Somewhat by mistake I stumbled upon the recent heated debate about the influence of commercial whale watching excursions on Orca survival in the San Juans. My first observation is that the two camps in this debate are having a child-like food fight for the frosting on the cake - the privilege to live and work in the same neighborhood as Orca whales.
The history of interactions between the two camps is undoubtedly complicated by a number of issues; however my opinion is that you folks should be working together in a united front to assure a "Food for Orca" campaign! Perhaps a well focused market campaign is what you need to best meet your objectives.
My view from Spokane is that your contest about academic credentials or how long you have lived, or even perhaps what or how much view property you own in the San Juans, is a joke.

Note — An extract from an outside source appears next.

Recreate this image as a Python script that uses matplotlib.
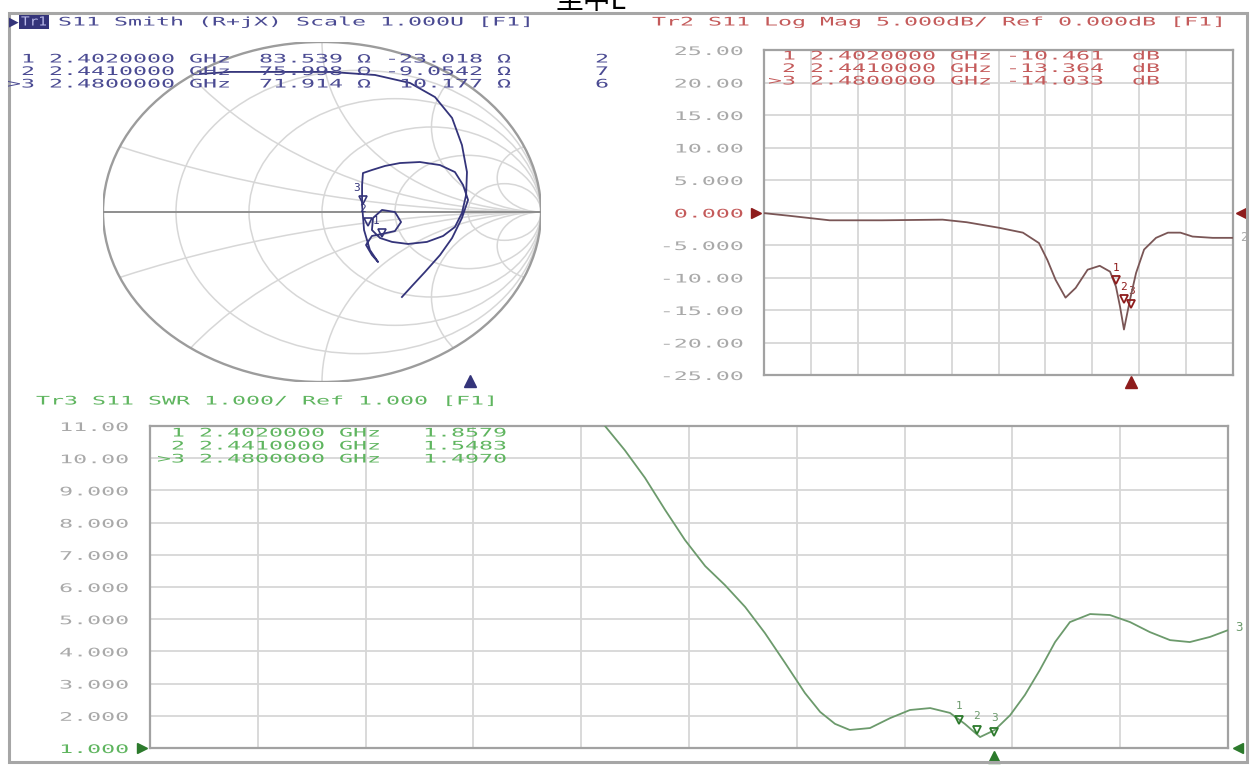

The public (i.e. the rest of the world) is NOT really that interested in this personal longevity or real estate issue since whatever special entitlement it may provide you towards an understanding of the big picture of Orca ecology is questionable. Any experience or ownership you may think this may give you is actually inconsequential. In fact it may actually be a liability.
Also, if for some reason you think any affiliation with the University of Washington Friday Harbor Labs provides anyone a special, exclusive outlook regarding Orca, then you have been further disillusioned. (I myself did ecology research in the San Juan and Gulf islands thru UW/FHL 1984 - 94, and lived on both sides of the BC/WA border in the Islands for 12 years.)
The most basic facts seem to speak for themselves. If the general consensus is that food (chinook) availability is the main issue for Orca conservation, all of your objectives would be much better met if you joined forces and united a front against the main interests negatively impacting the 'supply side' of salmon.
I now live in the interior watersheds of the Pacific Northwest, where our local anadromous salmonids (chinoook) that swim (swam) thru Orca country once thrived in great abundance. If there was more food for Orca, the points you bicker may become moot.
I suggest you storm in great numbers (market campaign) the forestry and range departments at the universities of Washington, British Columbia, Idaho and Oregon, and the US Forest Service, and demand effective conservation of freshwater salmon habitat on both private and public lands.
Also, showing up at any and all meetings regarding barging grain down the Snake/Columbia River systems, and any other dam-salmon issues should be at the top of your list.
If you think anglers, commercial or native fishermen are the main culprits regarding the salmon supply-side, then you need to expand your horizons and get off your little isolated rocks more often. Pounding on doors in BC is critical.
If the Islands' Orca are now so critically dependent on their food supply, you basically have no other choice. Your objectives will be more easily reached if you work more effectively together on the big picture, as opposed the squabbling about such small localized phenomena, like 'NO GO Zones' on the west side of San Juan Island for a very small percentage of boats, where Orca may get the rare opportunity to eat the last remaining runs of wild salmon.